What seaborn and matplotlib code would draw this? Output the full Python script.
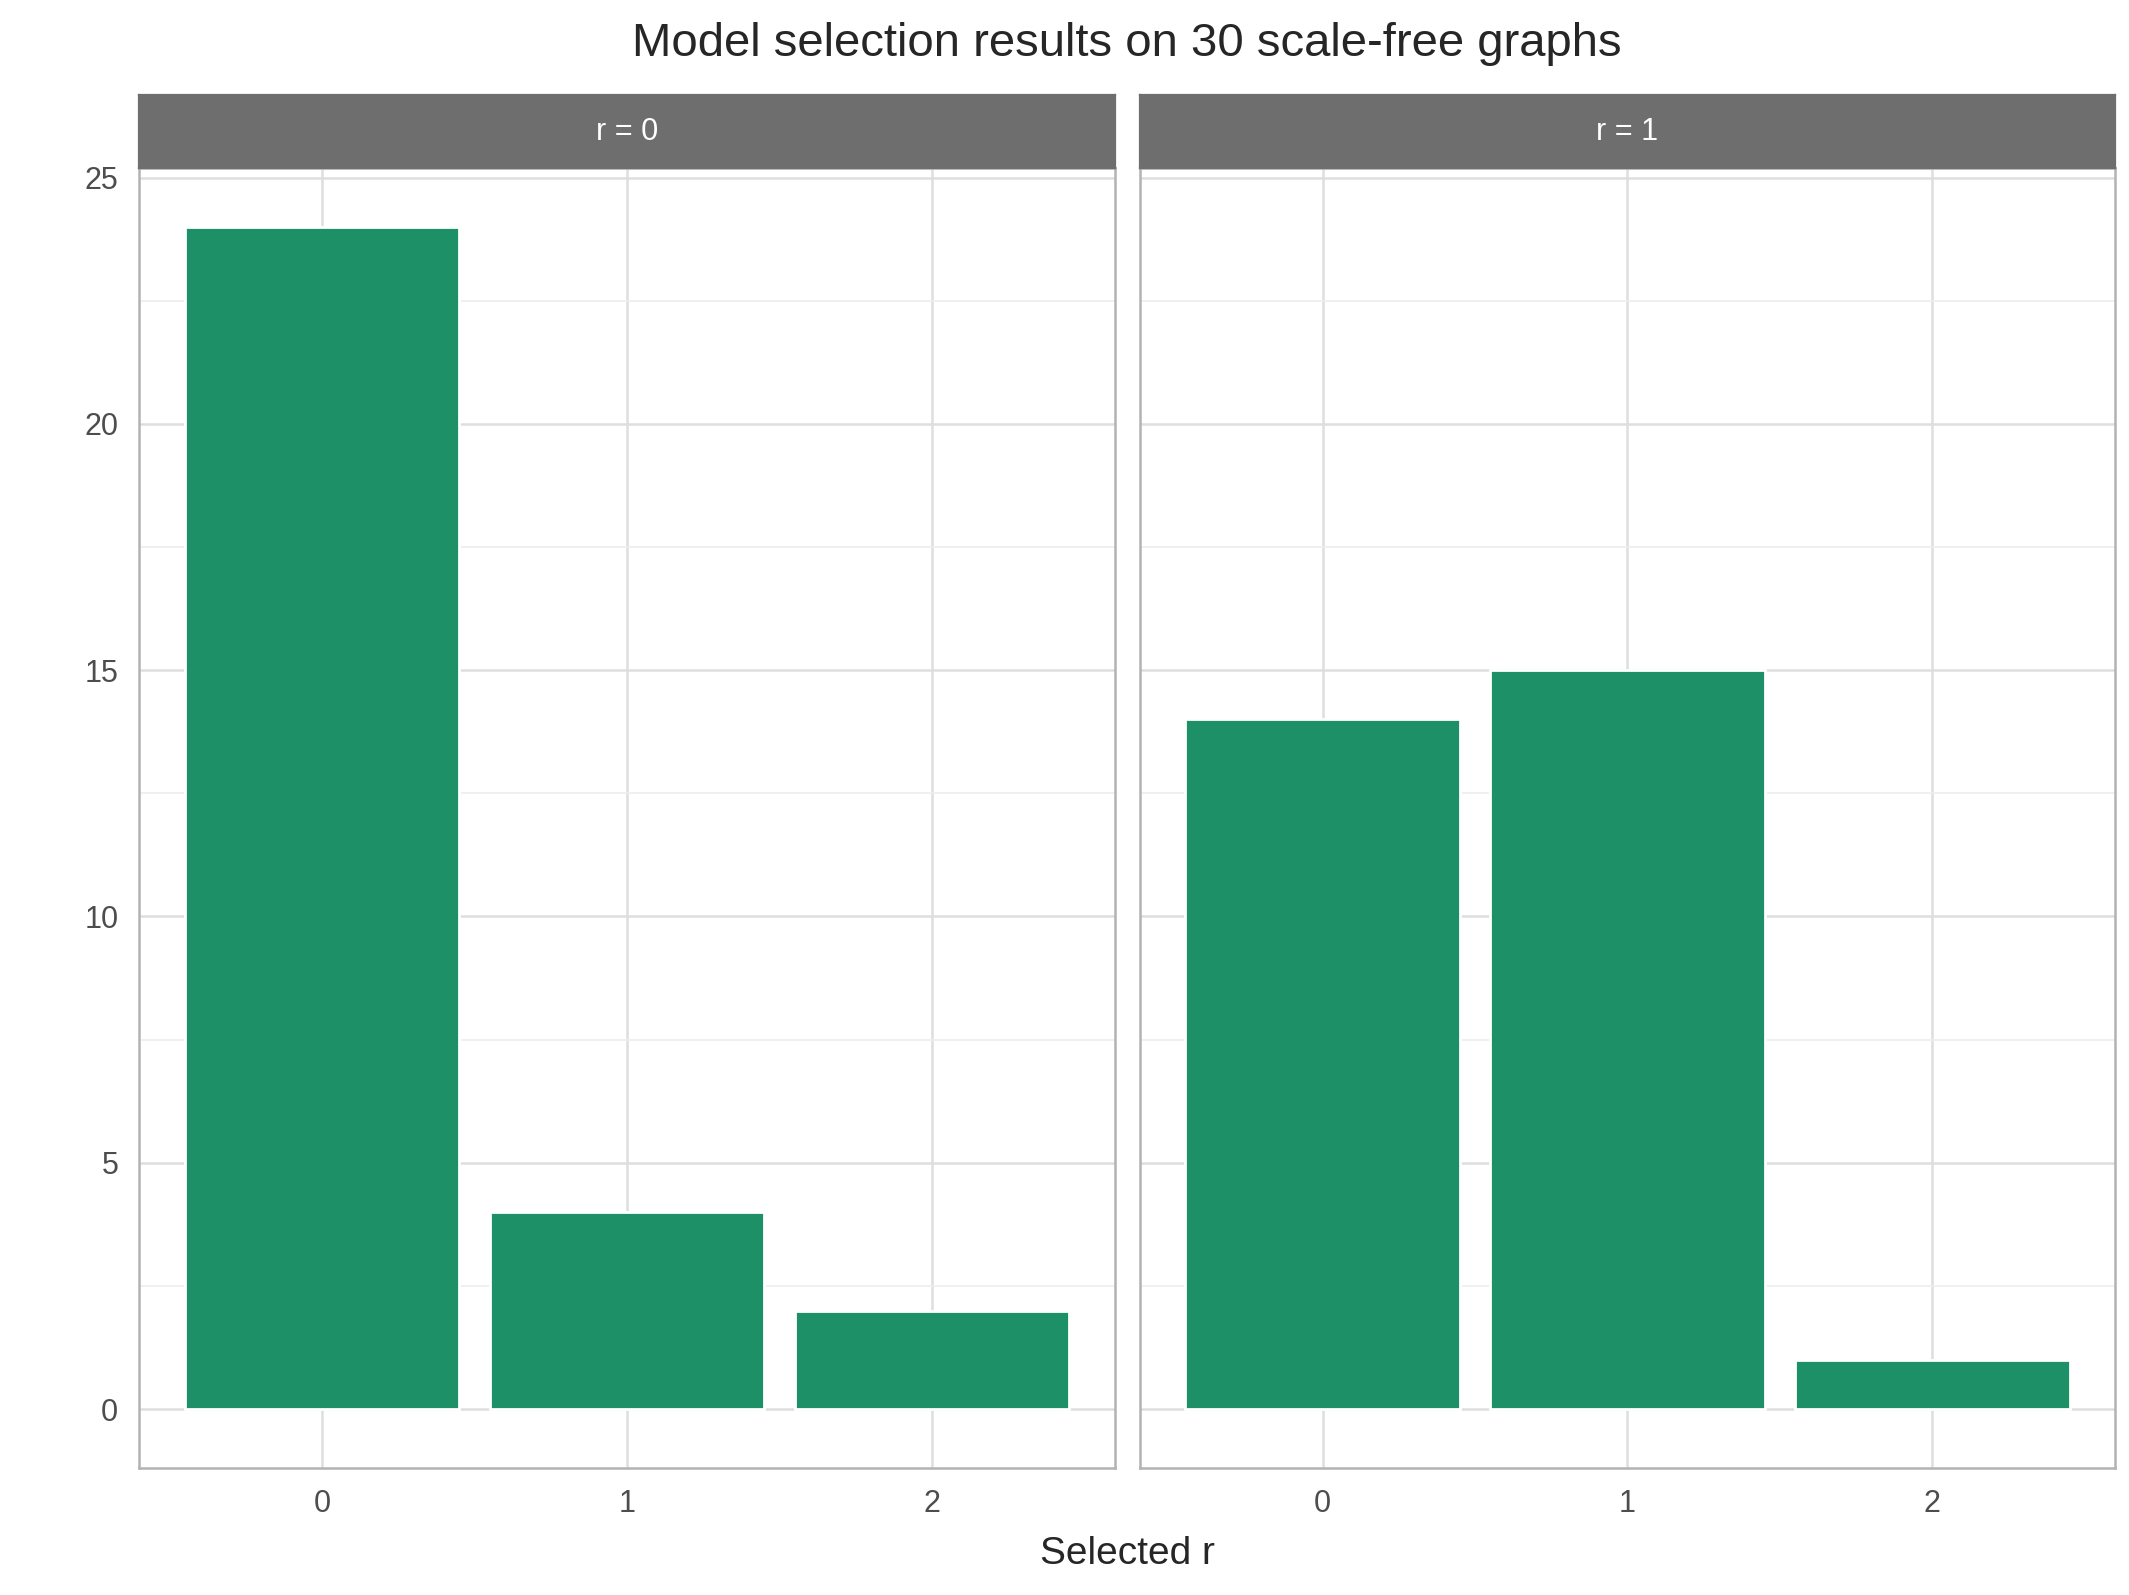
import matplotlib
matplotlib.use('Agg')
import matplotlib.pyplot as plt
import seaborn as sns
import pandas as pd

# counts of selected r per true r
selected = [0, 1, 2]
panels = ['r = 0', 'r = 1']
counts_r0 = [24, 4, 2]
counts_r1 = [14, 15, 1]

df = pd.DataFrame({
    'selected': selected * 2,
    'count': counts_r0 + counts_r1,
    'panel': [panels[0]] * 3 + [panels[1]] * 3,
})

sns.set_style('white')
plt.rcParams['font.family'] = ['Liberation Sans', 'DejaVu Sans']

fig = plt.figure(figsize=(2129 / 200, 1595 / 200), dpi=200)
W, H = 1560, 1170
bottom = 1 - 1077 / H
top = 1 - 123 / H
strip_h = 53 / H
lefts = [102 / W, 835 / W]
pw = 715 / W

for i, (p, left) in enumerate(zip(panels, lefts)):
    ax = fig.add_axes([left, bottom, pw, top - bottom])
    sub = df[df['panel'] == p]
    sns.barplot(data=sub, x='selected', y='count', color='#1D9068', width=0.9,
                saturation=1, ax=ax, zorder=3)
    ax.set_xlim(-0.6, 2.6)
    ax.set_ylim(-1.2, 25.2)
    ax.set_yticks([0, 5, 10, 15, 20, 25])
    ax.set_yticks([2.5, 7.5, 12.5, 17.5, 22.5], minor=True)
    ax.grid(which='major', color='#DEDEDE', linewidth=0.9, zorder=0)
    ax.grid(which='minor', axis='y', color='#EDEDED', linewidth=0.6, zorder=0)
    ax.set_axisbelow(True)
    for s in ax.spines.values():
        s.set_color('#B3B3B3')
        s.set_linewidth(0.9)
    ax.tick_params(axis='both', colors='#B3B3B3', labelcolor='#4D4D4D',
                   labelsize=11, length=4, width=0.9)
    ax.set_xlabel('')
    ax.set_ylabel('')
    if i == 1:
        ax.set_yticklabels([])
    sax = fig.add_axes([left, top, pw, strip_h])
    sax.set_facecolor('#6E6E6E')
    sax.set_xticks([])
    sax.set_yticks([])
    for s in sax.spines.values():
        s.set_color('#6E6E6E')
    sax.text(0.5, 0.5, p, color='white', fontsize=11, ha='center', va='center',
             transform=sax.transAxes)

fig.text(0.5 * (lefts[0] + lefts[1] + pw), 1 - 1140 / H, 'Selected r',
         ha='center', va='center', fontsize=14)
fig.text(0.5 * (lefts[0] + lefts[1] + pw), 1 - 32 / H,
         'Model selection results on 30 scale-free graphs',
         ha='center', va='center', fontsize=17)

fig.savefig('out.png', dpi=200)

__Work instructions__.
Emit the lines of the material exactly, from its first line to the line containing "transform=sax.transAxes)", inclusive; leave every picture out.

__Result of the task__.
What seaborn and matplotlib code would draw this? Output the full Python script.
import matplotlib
matplotlib.use('Agg')
import matplotlib.pyplot as plt
import seaborn as sns
import pandas as pd

# counts of selected r per true r
selected = [0, 1, 2]
panels = ['r = 0', 'r = 1']
counts_r0 = [24, 4, 2]
counts_r1 = [14, 15, 1]

df = pd.DataFrame({
    'selected': selected * 2,
    'count': counts_r0 + counts_r1,
    'panel': [panels[0]] * 3 + [panels[1]] * 3,
})

sns.set_style('white')
plt.rcParams['font.family'] = ['Liberation Sans', 'DejaVu Sans']

fig = plt.figure(figsize=(2129 / 200, 1595 / 200), dpi=200)
W, H = 1560, 1170
bottom = 1 - 1077 / H
top = 1 - 123 / H
strip_h = 53 / H
lefts = [102 / W, 835 / W]
pw = 715 / W

for i, (p, left) in enumerate(zip(panels, lefts)):
    ax = fig.add_axes([left, bottom, pw, top - bottom])
    sub = df[df['panel'] == p]
    sns.barplot(data=sub, x='selected', y='count', color='#1D9068', width=0.9,
                saturation=1, ax=ax, zorder=3)
    ax.set_xlim(-0.6, 2.6)
    ax.set_ylim(-1.2, 25.2)
    ax.set_yticks([0, 5, 10, 15, 20, 25])
    ax.set_yticks([2.5, 7.5, 12.5, 17.5, 22.5], minor=True)
    ax.grid(which='major', color='#DEDEDE', linewidth=0.9, zorder=0)
    ax.grid(which='minor', axis='y', color='#EDEDED', linewidth=0.6, zorder=0)
    ax.set_axisbelow(True)
    for s in ax.spines.values():
        s.set_color('#B3B3B3')
        s.set_linewidth(0.9)
    ax.tick_params(axis='both', colors='#B3B3B3', labelcolor='#4D4D4D',
                   labelsize=11, length=4, width=0.9)
    ax.set_xlabel('')
    ax.set_ylabel('')
    if i == 1:
        ax.set_yticklabels([])
    sax = fig.add_axes([left, top, pw, strip_h])
    sax.set_facecolor('#6E6E6E')
    sax.set_xticks([])
    sax.set_yticks([])
    for s in sax.spines.values():
        s.set_color('#6E6E6E')
    sax.text(0.5, 0.5, p, color='white', fontsize=11, ha='center', va='center',
             transform=sax.transAxes)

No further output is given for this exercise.